After almost two decades of not really thinking of this fruit or the tree, it somehow came back again. It was easy to buy them in Hyderabad. One time at a Ratandeep store, late into the night just before closing, I could not find any mulberry. The kind store manager told me lets go and check as fruits and vegetable stocks are arriving just now. Sure, they were there and I greedily bought five packets!
Mulberries are delicate, they have short shelf life and can get squishy easily. We now have ice-creams and they are great. I have often wondered why with so much silk cultivation around us, we do not find this so easily in Bangalore.
On a trip to the handloom centre in Siem Reap, Cambodia, a guide with whom we did not have a common language, I pointed at mulberry trees in delight, took my phone out and showed him the tiny mulberries from our garden, his face lit up “same” he said, bringing some instant connect between us, and the two countries!

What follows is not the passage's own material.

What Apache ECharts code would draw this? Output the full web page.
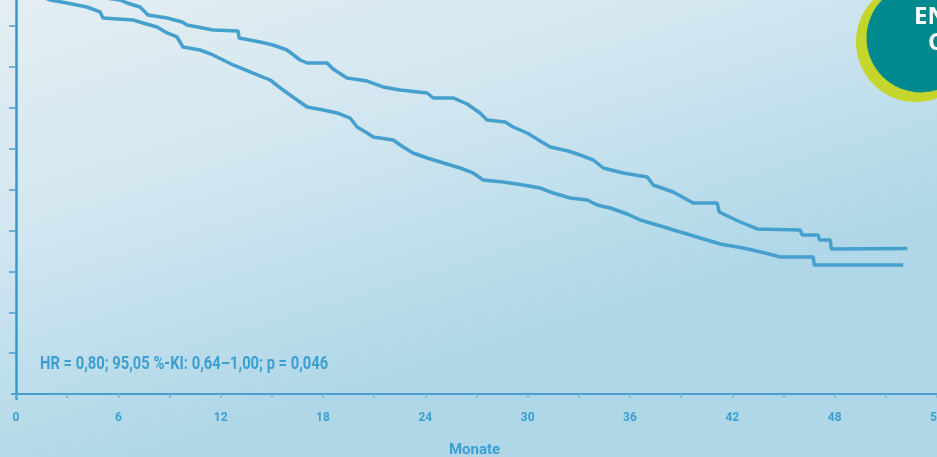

With this new found obsession, I started getting a branch to see if it would grow. A friend in Hyderabad gave me a cutting and I carried it as hand baggage but it did not make it. Then a cutting came from Gudalur which continues to live and give us few berries every now and then.

For reasons unknown to me, mulberry branches quite often get used as props to other plants, mostly flower saplings. So this time at Valparai, I found the prop next to a dahlia patch was sprouting a fruit similar like a mulberry. I chased the gardener. We had very little common language again, but he understood when I said fruit and said its black and took me to the tree. We agreed that the day I leave, he will give me few branches to take back with me. Over the next few days, we developed several sign languages around trees and plants.
The mulberry branch is sprouting fruits at home.